During a recent trip to my hometown of Corpus Christi, Texas, I passed by a garbage dump on the outskirts of town. Lush, green grass covered the huge mound of dirt surrounding the dump. There was no garbage in sight. To one who did not know better, the area had more the appearance of a park than a garbage dump. However, having traveled this way often while living in Corpus Christi, I knew what lie on the other side! Filthy trash! Smelly garbage! This beautiful mound of grass-covered dirt hid piles of stinking waste!

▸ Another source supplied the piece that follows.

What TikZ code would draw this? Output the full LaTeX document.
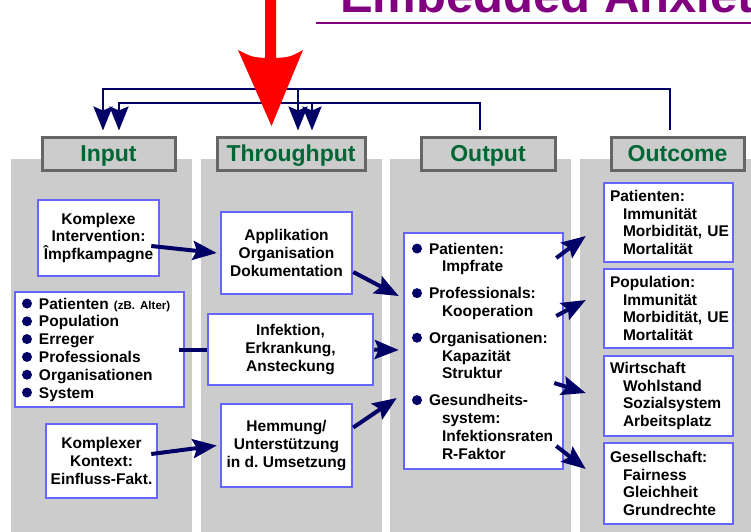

As I traveled past this dump, I could not help but think of Jesus’ interaction with the Pharisees. “And as he spake, a certain Pharisee besought him to dine with him: and he went in, and sat down to meat. And when the Pharisee saw it, he marvelled that he had not first washed before dinner. And the Lord said unto him, Now do ye Pharisees make clean the outside of the cup and the platter; but your inward part is full of ravening and wickedness. Ye fools, did not he that made that which is without make that which is within also” (Luke 11:37-40 – King James Version). These Pharisees foolishly made the mistake of focusing on the outward man while neglecting the inward man. They focused on what man saw and neglected what God saw. Jesus called them hypocrites (Luke 11:44).
As I traveled past this dump, I also thought of those today who profess Christianity but in reality, they are much like this dump. They dress in their “church clothes” on Sunday and faithfully occupy their pew. They attend Bible classes and sing along with everyone else when it is time to worship. Their names are included in the “membership directory.” Outwardly, they have every appearance of a Christian. The casual observer sees nothing that would indicate otherwise. However, like the Pharisees of Jesus’ day, they have a huge problem: they give attention to the outward yet ignore the condition of the inner man. Rather than being molded to God’s will, they allow filthy trash and smelly garbage to fill their hearts. They appear clean outwardly but inwardly they harbor a pollution that robs them of life (II Peter 2:20). Their character is defined by envy, malice, hatred, selfishness, coveting, backbiting and pride. Like the hypocritical Pharisees of Jesus’ day, they are the hypocrites of our day.
Jesus’ words to the Pharisees should serve as a reminder to us as well. It is not enough for us simply to have the outward behavior of a Christian. We must also have the heart of a Christian.